Upper GI & Hepatobiliary SurgeryPending review

Oesophageal Cancer

Squamous cell carcinoma arises from chronic mucosal irritation of the upper/mid oesophagus, while adenocarcinoma arises from Barrett's metaplasia driven by chronic acid reflux in the lower oesophagus, and both narrow the lumen from within to produce progressive dysphagia, solids before liquids.

In a nutshell

Squamous cell carcinoma follows chronic mucosal irritation of the upper/mid oesophagus; adenocarcinoma follows Barrett's metaplasia from chronic reflux in the lower oesophagus.

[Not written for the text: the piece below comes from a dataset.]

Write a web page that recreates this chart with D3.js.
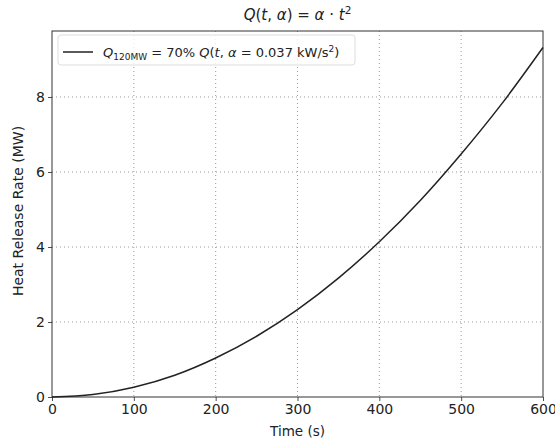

Both narrow the lumen progressively, which is why dysphagia moves from solids to liquids and why any dysphagia triggers urgent same-pathway investigation.

Classic presentation

Progressive dysphagia, first for solids then liquids, with unintentional weight loss, in a patient with longstanding reflux or a smoking and alcohol history.

Key points

  • Squamous cell carcinoma arises from direct mucosal irritation (smoking, alcohol); adenocarcinoma arises from Barrett's metaplasia driven by chronic GORD.
  • Progressive solids-then-liquids dysphagia reflects worsening mechanical luminal narrowing, unlike motility disorders which affect both from the start.
  • Absence of a serosal layer and a rich submucosal lymphatic network mean early local invasion and nodal spread, so disease is often advanced at diagnosis.
  • Any dysphagia warrants urgent two-week-wait referral for OGD, regardless of other features.
  • EUS refines T and N staging beyond CT; PET-CT/staging laparoscopy excludes occult metastases before committing to surgery.

First-line investigation

Urgent upper GI endoscopy (OGD) with biopsy to visualise the tumour and confirm histological subtype.

First-line management

Urgent two-week-wait referral for OGD, then full staging and MDT-guided neoadjuvant therapy plus oesophagectomy if resectable, or palliative treatment if not.

Exam traps

  • Do not attribute new dysphagia to reflux or anxiety without endoscopy: any dysphagia meets 2ww criteria.
  • Solids-before-liquids progression points to a mechanical cause; both-from-the-start dysphagia suggests a motility disorder instead.
  • Barrett's oesophagus is a risk factor for adenocarcinoma specifically, not squamous cell carcinoma. Do not conflate the two mechanisms.

Educational content pending clinical review. Not medical advice.